There are only one or two companies with a large regulated business at their core who do renewables on the side that have big enough balance sheets to finance their own projects. “The rest of us cannot, so we have to get financing for the whole thing, and as a result, the financing requires us to get the hedge on the power side,” Kruse said.
Daymark Analysis Update
Marc Montalvo of Daymark Energy Advisors said his “massive slide deck” of an analysis on the carbon pricing scheme, updated from last month, has as its major theme “humility in the face of complexity.”
“This proposal adds more than a small wrinkle to the marketplace,” Montalvo said. “How we get it implemented matters an awful lot.”
Brattle took a no-arbitrage model with fairly low friction and fairly low transaction costs and estimated net benefits to consumers, he said.
“What I wanted to understand is what happens if you perturb those things?” Montalvo said. “What happens if there is friction, what happens if there are actually higher transaction costs?

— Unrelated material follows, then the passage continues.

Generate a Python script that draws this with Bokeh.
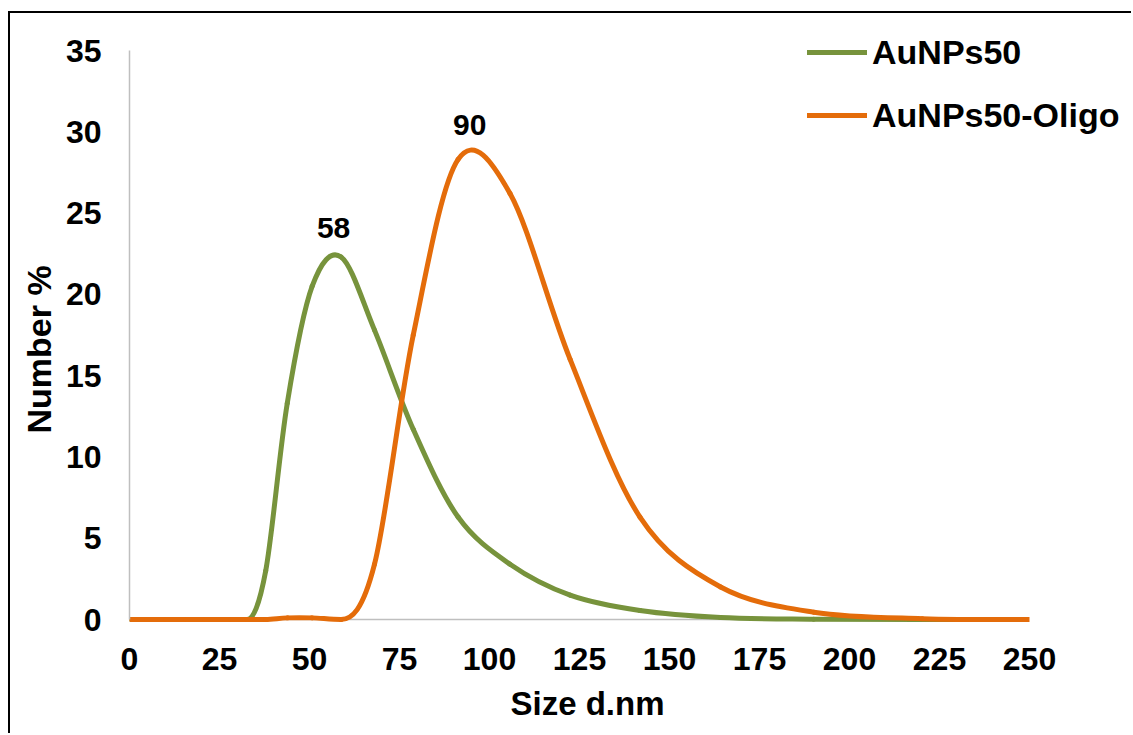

What happens if the implementation and the consequent behaviors that underlie the no-arbitrage premise don’t hold up?”
Daymark’s perturbed model, particularly regarding border charges, increases market volatility, with asymmetric results, “which means things tend to be worse, not better,” Montalvo said. Similarly, charges on internal resources “and the way the carbon charges are estimated and calculated really does matter.”
The analysis also found that the carbon charges proposed are not sufficient to motivate the volume of buildout being sought under the state’s Clean Energy Standard without further public policy action.
“You don’t get 15,000 MW of renewables over the 12-year study period with the carbon charge by itself … [and] a lot of the non-market barriers are not addressed at all by a carbon charge,” Montalvo said.
The task force next meets via teleconference on Nov. 9 to talk about three recent analyses and updates by Brattle, Daymark and Resources for the Future (RFF), and how they interrelate.